"Money doesn't buy you happiness but it does bring you a more pleasant form of misery." So quipped Spike Milligan, implicitly agreeing with what has become received wisdom in the science of happiness: being richer does not make you happier, once you have enough income to meet certain basic needs.
It is called the Easterlin paradox, after the scientist who first identified the phenomenon from studies of the Japanese economic boom after the second war. Between 1950 and 1970 wealth grew dramatically, but life satisfaction fell. He explained the inverse relationship by proposing that once basic needs are met it is not absolute income that feeds felicity but relative income: how much you make compared with others.
Economists working on happiness have become very confident of the efficacy of this paradox. Some have even suggested that a government truly concerned with the happiness of its citizens would increase taxes. That would level out relative incomes and so boost satisfaction. Richard Layard, sometimes referred to as the UK's "happiness tsar", has suggested that tax levels at around 60% would not be inappropriate. Such a policy would probably reduce GDP, but then GDP is a faulty measure of wellbeing.
Now, though, new research is threatening to overturn the old orthodoxy. Two economists, Betsey Stevenson and Justin Wolfers, have presented evidence that more money can bring more happiness, if with no absolute guarantees. In short, they have concluded that there is no Easterlin paradox. Talking at the Brookings panel on economic activity, they argued that richer equals happier; richer countries are happier than poorer ones; and as countries become richer they tend to become happier. There is "no evidence of a satiation point beyond which wealthier countries have no further increases in subjective wellbeing." Or to put it another way, GDP actually is a pretty good measure of happiness.
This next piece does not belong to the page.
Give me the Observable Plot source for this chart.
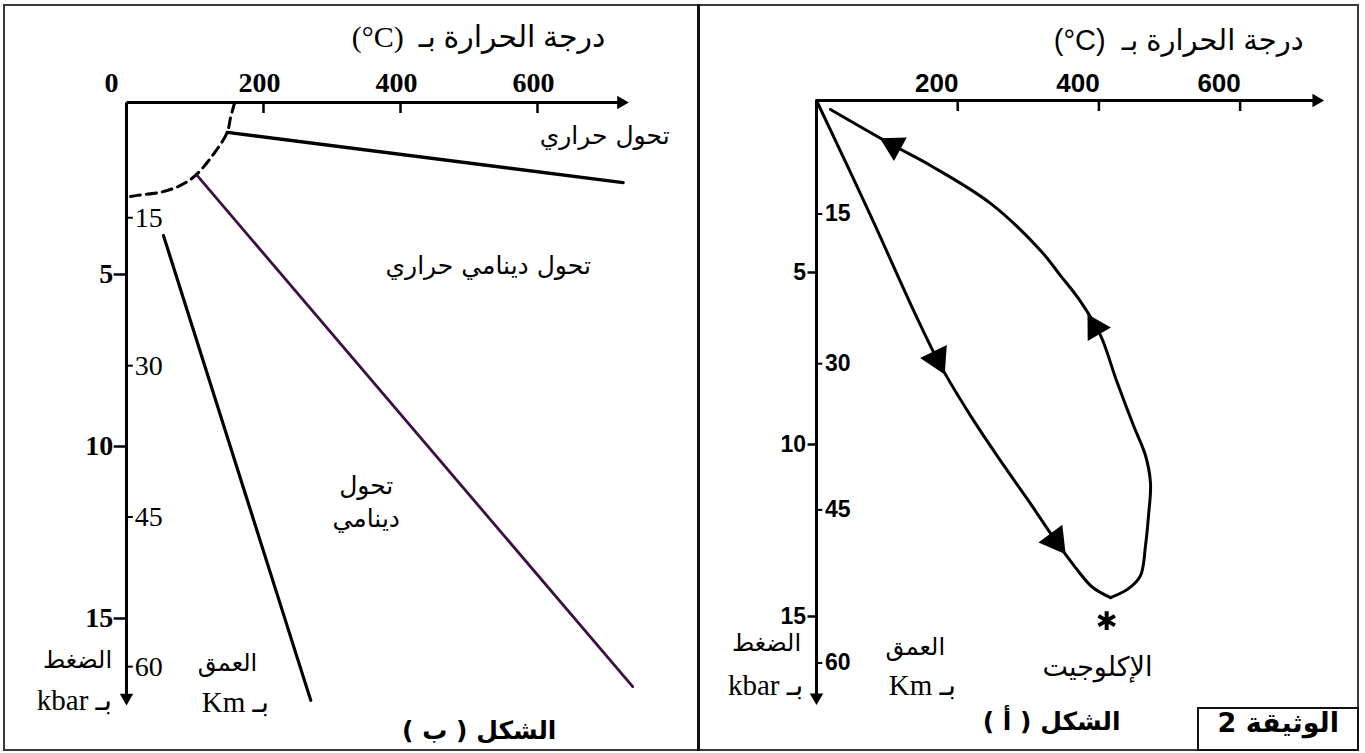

Easterlin, and others since, have got it wrong, they believe, because it is so difficult to compare happiness across different cultures and times - though less so now, as methodologies and questionnaires have become standardised.
Easterlin himself has hit back, arguing that if it was hard to assess subjective happiness in the 1950s, it is still pretty hard to do so now. Also, even with the new evidence, GDP is not consistently linked to wellbeing, notably in China and the US - two rather large anomalies. Stevenson and Wolfers have produced a "very rough draft", Easterlin concludes. Ouch.
As yet, there are no clear indicators as to who will be left smiling at the end of this tussle. In the meantime, it is wise to remain wary of economists brandishing statistics. As Alex Singleton suggested, the science might be at its most flaky, and simplistic, in the very areas where its impact on government policy, and people's lives, would be greatest.